My trips were naturally broken to stop to see things, eat, gas, etc. to keep concentration / focus.  On rare occasions when I had to be some place I have had to fight off going to sleep on a motorcycle. 

I plan my trips for late summer / early fall so I can wear more protective clothes.  Traveling after the students are back in school means less traffic in vacation areas which is especially important as vacationers can be distracted drivers.  Late fall also means students have completed drivers education and road damage from winter has been repaired and / or road repairs in general are largely completed eliminating most of the road hazards particularly hazardous to 2 wheel vehicles.

I do not use a CB radio or communicate with Bluetooth with my phone.  Although these are great devices – they can be distracting and unlike a car, milliseconds of distraction as opposed to fraction of seconds in a car could result in injury.  Also years of experience and knowing your limitations help.  Nor do I use the head phones in my helmet but rely on my fairing speakers and keeping my speeds generally below 65 mph where road noise is much less.

I have a SPOT GPS Tracker.  Many, if not most riders mount their SPOT on their bike for convenience along their cell phone.  I wear the SPOT firmly strapped to my left wrist and my cell phone in a protective case on my hip.  If you are in a crash you separate from your bike (from personal experience and watching crashes on TV / YouTube,) and the bike typically slides 50% further than you.  This makes both your SPOT and cell phone useless if you are seriously hurt.

The SPOT with the push of a button connects you with the GEOS International Emergency Response Coordination Center which then signals your GPS coordinates and information to local response teams.

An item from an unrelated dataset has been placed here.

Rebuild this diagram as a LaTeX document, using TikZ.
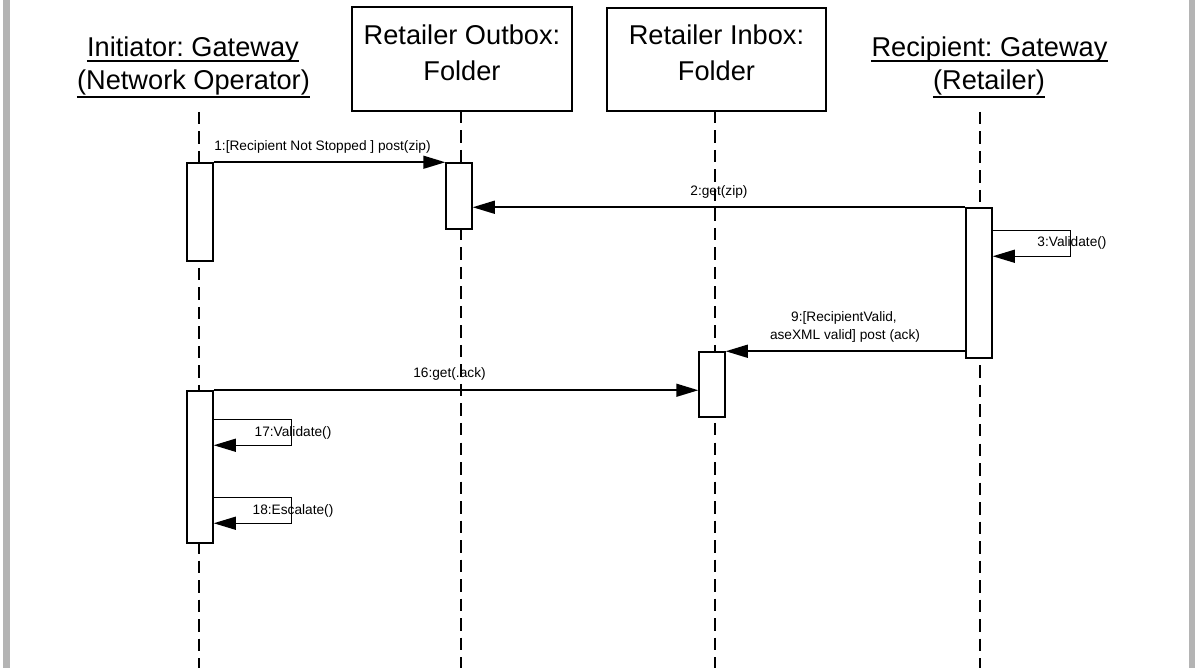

You can check in with family and friends know you're ok when you're out of cell phone range with pre-programmed text message with GPS coordinates or an email with a link to Google Maps™ to your contacts with your location. With another button you can alert your personal contacts that you need help in non-life-threatening situations. It also has a tracking feature that allows friends and family to follow your progress online in near real-time.

Spotwalla is then a site that captures this information as a record based on the information you provide when you “click” your location / notify friends and family.  It can also track you almost continuously if you pay extra with “SPOT” to automatically send your location every 10 minutes.

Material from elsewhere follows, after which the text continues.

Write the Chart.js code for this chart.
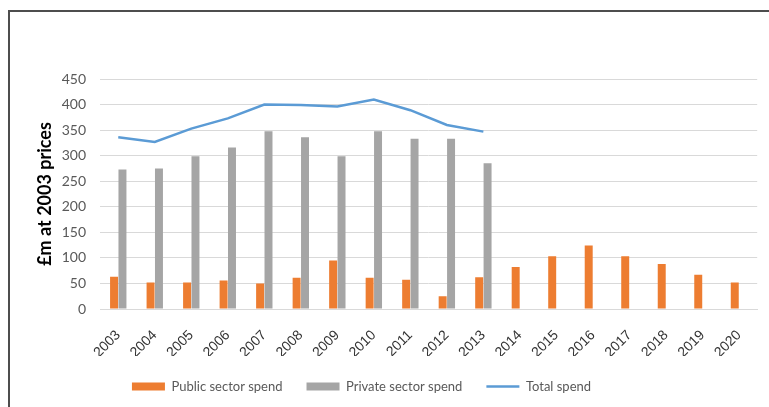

(This is my favorite route. It's a distance more than half the way around the Earth!)

 While coming in the North Entrance to Yellowstone the road was dotted with what seemed to be 10-foot centers with flattened ground squirrels literally for miles.  Now, I never want to hit any animal and did not want to hit one of them.  I learned an important lesson that day. As I swerved left the squirrel swerved right and I hit him.  I am sure his last words were, "you Son of a Bitch."  The lesson being: they are watching you and anticipate to dart out of your way at the last minute.  So do not change your direction when you see a squirrel on a bike.

I also played my XM Radio loud or my Staples Eclipse portable media player while often traveling at dusk and early night.  I saw a bear look at me as he crossed the road and the hind quarters of moose and other animals as they walked into the woods.  Sound broadcasts in every direction whereas your scent depending on wind or lights do not.

My Harbor Freight blind spot mirrors have been the best investment for saving my life multiple times.  I suspect someday bikes, like cars, will have blind side alerts. I can check my blind spot when I check my rear view mirrors.  Occasionally you run into drivers that will pass you on the right and / or you can be in 3 / 4 / 5 lane wide traffic making these very handy.  I highly recommend having these.

I have a belly pan which provides protection against road debris and keeps me from hanging up on some of the challenging portions of gravel road highways such as the Dalton, Dempster, Top of the World, Taylor and Highway 7 when you enter the Northwest Territories.

The Wing warns you if the saddle bags and / or trunk are not fully enclosed then locks them seconds after you open / close them.  An open saddle bag lid / cover could cause a wreck and Honda has your back on this one.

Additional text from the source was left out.